To many people, Lower Wacker Drive is downtown’s dark and dangerous underbelly–a speedy shortcut tunnel through the Loop with split-second merge lanes not for faint-of-heart drivers.

But for the hearts of Eddie “Bo” Harris, 35, and Chandra “Tweety” Almond, 32, it was the tunnel of love. Because of it, they are taking marriage vows Saturday.

Harris and Almond met as fellow homeless people huddling under their respective blankets and boxes through Lower Wacker winters; searching for heating grates to sleep on; and scavenging and scrapping metal to make money.

“I’d look out for her, give her food, and she’d do the same for me,” Harris said.

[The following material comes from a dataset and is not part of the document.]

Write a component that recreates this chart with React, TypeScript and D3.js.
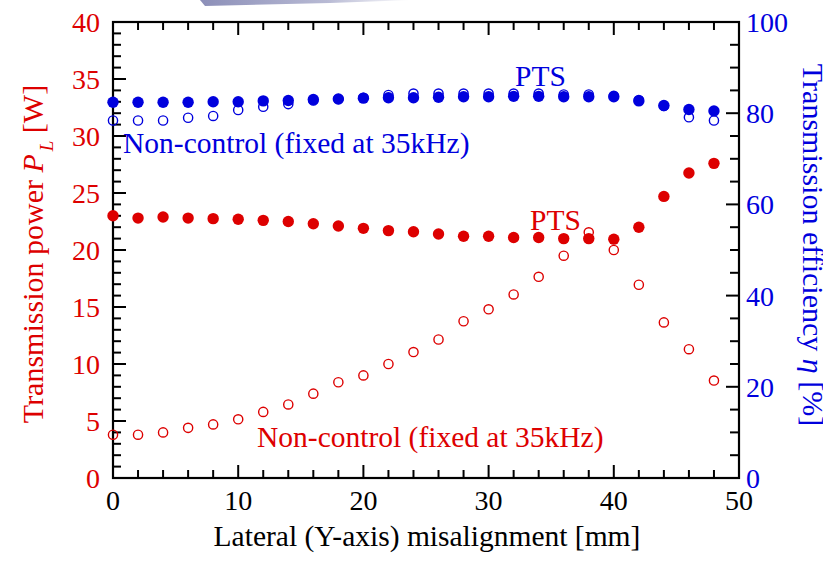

Then came the city’s sweep of Lower Wacker last December. Working with the Chicago Coalition for the Homeless, Harris helped organize Lower Wacker’s homeless and march them into federal court to testify that city workers threw out their belongings. Almond searched out old acquaintances who could testify about city treatment of Lower Wacker residents. That class-action suit against the city still is pending.

As Harris and Almond worked together on that project and another to get government jobs for the homeless to help on Lower Wacker reconstruction projects, they began to look at each other as more than fellow travelers.

They became boyfriend and girlfriend on Christmas Day. The day after Valentine’s Day, Almond asked Harris, “What would I do if I asked you to marry me?” Harris was dumbfounded. He thought when the time came, he would ask her. But Harris jumped at the chance.

Saturday is the magic day. Surrounded by their friends–some homeless, some formerly homeless–in front of Buckingham Fountain, Harris and Almond will proclaim their eternal love for each other.

John Donahue, a former Catholic priest who is executive director of the Coalition for the Homeless, will officiate. Technically, it will be a “ceremony of commitment,” not a legal wedding. That must wait a few weeks, until Harris’ divorce from his first wife, is final, he says.

The wedding comes as both people are getting their lives back on track. Both are living at the Austin YMCA. Harris is employed as an organizer for the homeless coalition, and he just returned from a rally in Washington, D.C. Almond is a volunteer training for what she hopes will be eventual employment working for the homeless. She will be speaking at the United Nations about homelessness next month.

Rene Heybach, an attorney who directs the coalition’s law project, will serve as maid of honor. She held a bridal shower for Almond over tea at the Drake Hotel. The coalition’s lead organizer, Ed Shurna, will serve as best man.

“We’re marrying each other, but we’re really marrying the coalition,” Harris said.